C’est bien ainsi qu’est construite la séance, selon un déroulé préparé minutieusement dont j’ai pu entrevoir la planification sur la feuille de l’intervenant. Tout semble naturel et spontané et ça l’est d’une certaine manière, mais c’est aussi extrêmement bien préparé et donc forcément très efficace.
Les enfants abordent maintenant la dernière partie d l’activité, à savoir s’interroger eux-mêmes et évoquer ce que représentent les émotions pour eux, comment ils les perçoivent, comment ils les ressentent, si elles leur font du bien ou du mal. L’intervenant lance l’échange par quelques questionnements simples suffisant pour faciliter les réponses immédiates. Peu à peu, les réponses se développent, sont reprises et permettent d’aller très loin en chacun de ces apprentis philosophes, jusqu’à chercher ce qui donne du sens à leur toute jeune vie. Comment les émotions les définissent, les façonnent parfois, les annihilent ou les entravent de temps en temps. Comment les émotions sont parfois le reflet visible d’eux-mêmes la plupart du temps.

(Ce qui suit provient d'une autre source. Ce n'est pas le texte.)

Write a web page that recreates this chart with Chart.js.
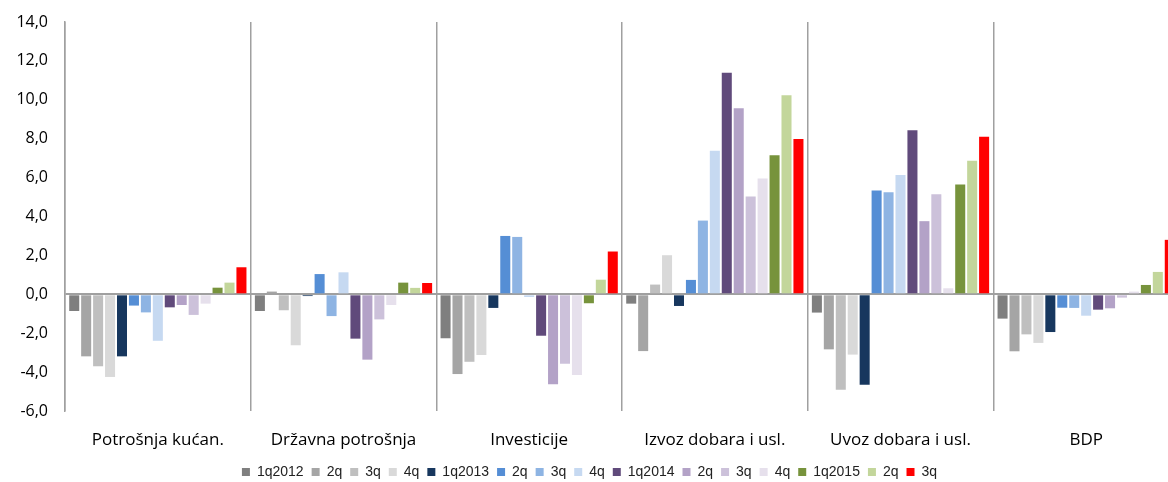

Je ne reprendrais pas tous les échanges et les jolies phrases qui ont fusé durant cette séance, car il y en a tant que je pourrai remplir la page tout en entier. Et puis, il y a quand on aborde ce type d’observation, l’idée que l’on est dedans ou dehors. Mon choix cette fois ci était d’être dehors et je ne m’autorise pas à reprendre ce qui a été confié dans le cadre du cercle. Beaucoup de justesse, beaucoup de profondeur, beaucoup de poésie dans ce que j’ai entendu. Beaucoup d’empathie, beaucoup de douceur, beaucoup d’accueil de la parole sans jugement de la part des enseignants. La séance s’achève sur une reformulation bienveillante des différentes expressions entendues par le groupe que chacun emporte avec lui comme un très joli moment que j’aurai été égoïste de conserver par devers moi.
Je vous laisse donc avec une phrase comme une fleur que l’on pose sur la page avant de se quitter, phrase que j’emprunte à un des petits écoliers : « Il ne faut pas penser le bonheur, ni le forcer, il faut laisser les choses venir à nous quand c’est le moment et ne pas laisser nos émotions mourir à l’intérieur de nous ».